Solve one side of irregular quadrilateral with known area (formula help) My question is about determining the formula for a missing length of a known area irregular quadrilateral.
Its a fairly easy one, but i'm about 40 years outside of my math lessons!
It's a land area problem - and I know the area, but don't know the frontage. I know each side. 
So the shape is a triangle on top of a square. 
Example:
Left side = (LS) = 18M
Right side = (RS) = 14M
Area = 400 sq M
Unknown is the length of the square (B)
I know the area of the triangle + area of the square = 400, 
which is:
400 = (1/2 * B * (LS-RS)) + (B * RS)
But I can't distill that down to an equation! I know the answer in this case is B=25, but I had to test numbers to find it. 

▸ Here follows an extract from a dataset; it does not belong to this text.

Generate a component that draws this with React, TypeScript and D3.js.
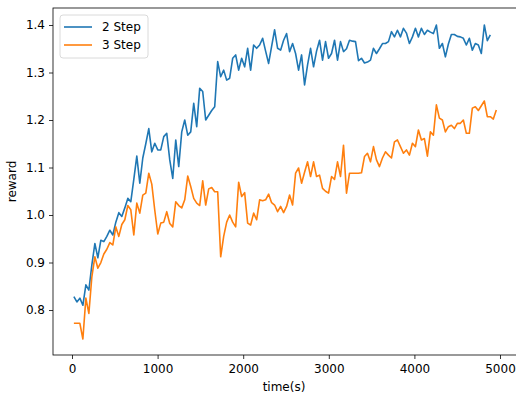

I'd like to solve for an equation for different values.
Alternatively, if there's an easier way to know the area, I'm very happy to learn!
 A: So you are working towards rediscovering the formula for the area of a Trapezium. This is a quadrilateral with a pair of parallel sides - let's call them left and right, and let's call the perpendicular distance between those sides the base. Then the formula you have for the area is:
$$A=\frac b2(l-r)+br$$and if we work just a little with this we get $$A=\frac {bl-br+2br}{2}=b\left(\frac {l+r}2\right)$$
The area is the base times the average length of the parallel sides. (The area is the average length of the parallel sides times the perpendicular distance between them)
In your case the average length of the parallel sides is $16$ and $400/16=25$
Note that the formula works for a rectangle, where the parallel sides are equal and you just get base times height, and for a triangle, where taking one side as being of zero length you get half base times height. But that is no surprise, because those are the components which made up the calculation. It also works for a rectangle with a triangle added at each end (provided the figure you get is a quadrilateral with a pair of parallel sides).